Troubleshooting
ESM Usage
node-llama-cpp is an ES module, so can only use import to load it and cannot use require.
Since the Node.js ecosystem is transitioning to ESM, it's recommended to use it in your project.
To do so, make sure your package.json file has "type": "module" in it.
Using in CommonJS
If you cannot use ESM in your project, you can still use the import function from a CommonJS module to load node-llama-cpp:
async function myLogic() {
const {getLlama} = await import("node-llama-cpp");
}
myLogic();If your tsconfig.json is configured to transpile import statements into require function calls automatically, you can use this workaround to import node-llama-cpp:
async function myLogic() {
const nlc: typeof import("node-llama-cpp") = await Function('return import("node-llama-cpp")')();
const {getLlama} = nlc;
const llama = await getLlama();
}
myLogic();Investigating Unexpected llama.cpp Behavior
If you notice some unexpected behavior or crashes in your application, you should enable debug logs to see more information about what's happening.
To do so, enable the debug option when calling getLlama:
const llama = await getLlama({
debug: true
});Alternatively, you can set the environment variable NODE_LLAMA_CPP_DEBUG to true.
Running in Termux
In Termux, the prebuilt binaries cannot be used due to the custom linker used by it.
To allow node-llama-cpp to build the binaries, install the required packages first:
pkg update
pkg install nodejs git cmake clang libxml2For Vulkan support, also install the following packages:
pkg install vulkan-tools vulkan-loader-android vulkan-headers vulkan-extension-layerNote that your device GPU may not support the required capabilities that
llama.cpprequires, so it may not work.If that happens, disable Vulkan in your code or uninstall the Vulkan packages.

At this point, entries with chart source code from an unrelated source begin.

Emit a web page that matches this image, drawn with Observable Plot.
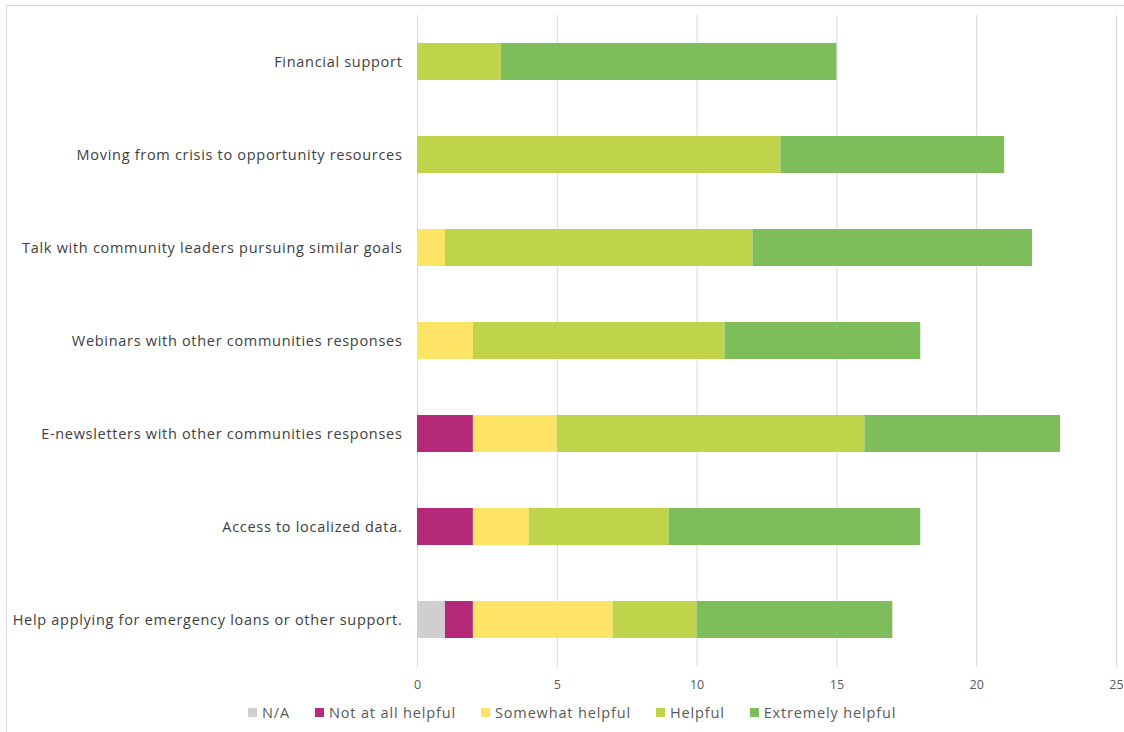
<!DOCTYPE html>
<html>
<head>
<meta charset="utf-8">
<script src="https://cdn.jsdelivr.net/npm/d3@7"></script>
<script src="https://cdn.jsdelivr.net/npm/@observablehq/plot@0.6"></script>
<style>
  html, body { margin: 0; padding: 0; background: #fff; }
  body { width: 1124px; height: 732px; position: relative; overflow: hidden; font-family: "Open Sans", sans-serif; }
  #frame { position: absolute; left: 6px; top: 5px; width: 1130px; height: 740px; border: 1px solid #d9d9d9; box-sizing: border-box; }
  #chart { position: absolute; left: 0; top: 0; }
  #chart g[aria-label="y-axis tick label"] text { letter-spacing: 0.7px; }
  #legend { position: absolute; left: 248px; top: 703px; display: flex; gap: 25px; font-size: 14.5px; letter-spacing: 0.85px; color: #595959; }
  #legend .item { display: flex; align-items: center; white-space: nowrap; }
  #legend .sw { width: 9px; height: 9px; margin-right: 5px; }
</style>
</head>
<body>
<div id="frame"></div>
<div id="chart"></div>
<div id="legend"></div>
<script>
const categories = [
  "Financial support",
  "Moving from crisis to opportunity resources",
  "Talk with community leaders pursuing similar goals",
  "Webinars with other communities responses",
  "E-newsletters with other communities responses",
  "Access to localized data.",
  "Help applying for emergency loans or other support."
];
const seriesNames = ["N/A", "Not at all helpful", "Somewhat helpful", "Helpful", "Extremely helpful"];
const seriesColors = ["#d0cece", "#b5297a", "#fee466", "#bfd44a", "#7dbe5a"];
const naValues        = [0, 0, 0, 0, 0, 0, 1];
const notAtAllValues  = [0, 0, 0, 0, 2, 2, 1];
const somewhatValues  = [0, 0, 1, 2, 3, 2, 5];
const helpfulValues   = [3, 13, 11, 9, 11, 5, 3];
const extremelyValues = [12, 8, 10, 7, 7, 9, 7];
const xTicks = [0, 5, 10, 15, 20, 25];

const seriesValues = [naValues, notAtAllValues, somewhatValues, helpfulValues, extremelyValues];
const rows = [];
seriesNames.forEach((s, si) => {
  categories.forEach((c, ci) => {
    const v = seriesValues[si][ci];
    if (v > 0) rows.push({category: c, series: s, value: v});
  });
});

const chart = Plot.plot({
  width: 1124,
  height: 700,
  marginTop: 15,
  marginBottom: 33,
  marginLeft: 417,
  marginRight: 8,
  style: {fontFamily: "'Open Sans', sans-serif", background: "transparent"},
  x: {domain: [0, 25], ticks: xTicks, label: null},
  y: {domain: categories, label: null, paddingInner: 0.6, paddingOuter: 0.3},
  color: {domain: seriesNames, range: seriesColors},
  marks: [
    Plot.gridX({ticks: xTicks, stroke: "#d9d9d9", strokeOpacity: 1}),
    Plot.barX(rows, Plot.stackX({x: "value", y: "category", fill: "series", z: "series", order: seriesNames})),
    Plot.axisX({ticks: xTicks, tickSize: 0, tickPadding: 13, fontSize: 12.5, fill: "#595959", label: null}),
    Plot.axisY({tickSize: 0, tickPadding: 15, fontSize: 14.5, fill: "#404040", label: null})
  ]
});
document.getElementById("chart").appendChild(chart);

const legend = document.getElementById("legend");
seriesNames.forEach((s, i) => {
  const item = document.createElement("div");
  item.className = "item";
  const sw = document.createElement("div");
  sw.className = "sw";
  sw.style.background = seriesColors[i];
  const t = document.createElement("span");
  t.textContent = s;
  item.appendChild(sw);
  item.appendChild(t);
  legend.appendChild(item);
});
</script>
</body>
</html>
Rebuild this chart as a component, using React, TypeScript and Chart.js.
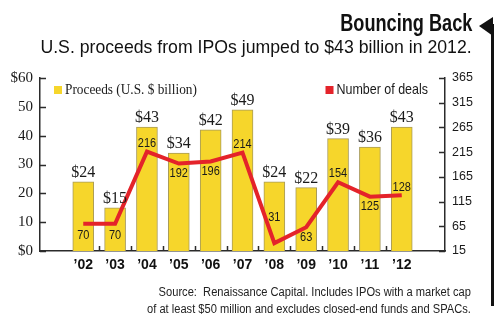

Crashes With an illegal hardware instruction Error or a SIGILL Signal
A common cause for this issue is when the installed nodejs architecture is different from the host machine CPU architecture.
For example, having an x64 nodejs installed on an arm64 machine (such as Apple Silicon Macs).
To check whether this is the case, run this command to see what architecture is used for the nodejs you have installed:
node -e "console.log(process.platform, process.arch)"Getting Invalid Responses Using a Qwen or Qwen2 Model
If you're getting invalid or gibberish responses when using CUDA with a Qwen or Qwen2 model, try enabling flash attention to fix the issue.
Getting an InsufficientMemoryError Error
Getting an InsufficientMemoryError error means you're trying to load a model or create a context with a specific configuration that requires more memory than the available VRAM in your GPU.
This usually happens when you specify a specific gpuLayers when loading a model, or using a specific contextSize when creating a context.
The solution to this issue is to remove these settings to let node-llama-cpp find the optimal configuration that works on your machine to load the model with and create a context with.
Give this code, you should remove the marked lines:
const llama = await getLlama();
const model = await llama.loadModel({
modelPath,
gpuLayers: "max"
});
const context = await model.createContext({
contextSize: 128000
});Getting an InsufficientMemoryError Error Although Enough VRAM is available
If you're getting an InsufficientMemoryError error even though you're certain you have enough VRAM available in your GPU, it may have to do with the way the memory usage is estimated.
node-llama-cpp has a built-in memory estimation mechanism that estimates the memory required for the model to run on the GPU in order to find the optimal configuration to load a model with and create a context with. This estimation is important also to make sure the model is loaded with parameters that won't crash the process.
However, this estimation may be inaccurate and exaggerated in some cases, or a recent change in llama.cpp may not have been accounted for in the estimation.
To check whether this is the case, you can run the inspect measure command to compare the estimated memory usage with the actual memory usage:
npx --no node-llama-cpp inspect measure [modelPath]To work around this issue, you can force node-llama-cpp to ignore the memory safeguards and load the model anyway by setting the ignoreMemorySafetyChecks options to true:
const llama = await getLlama();
const model = await llama.loadModel({
modelPath,
ignoreMemorySafetyChecks: true
});
const context = await model.createContext({
ignoreMemorySafetyChecks: true
});Important: Use
ignoreMemorySafetyCheckswith caution, as it may cause the process to crash if the memory usage exceeds the available VRAM
If you found that the memory estimation is indeed inaccurate, please open a new issue on GitHub with a link to the model you're using and the output of the inspect measure command.
Getting an The specified module could not be found \\?\C:\Users\Administrator\AppData\Roaming\npm\node_modules Error on a Windows Machine
The common cause for this issue is when using the Administrator to run npm install and then trying to run the code with a different user.
Ensure you're not using the Administrator user for npm install nor to run the code.
Getting an EPERM: operation not permitted Error on a Windows Machine When Building an Electron App
electron-builder needs to create symlinks to perform the build process, which requires enabling Developer Mode on Windows.
To do that, go to Settings > Update & Security > For developers and enable Developer mode.
After that, delete the .cache folder under your user directory and try building the app again.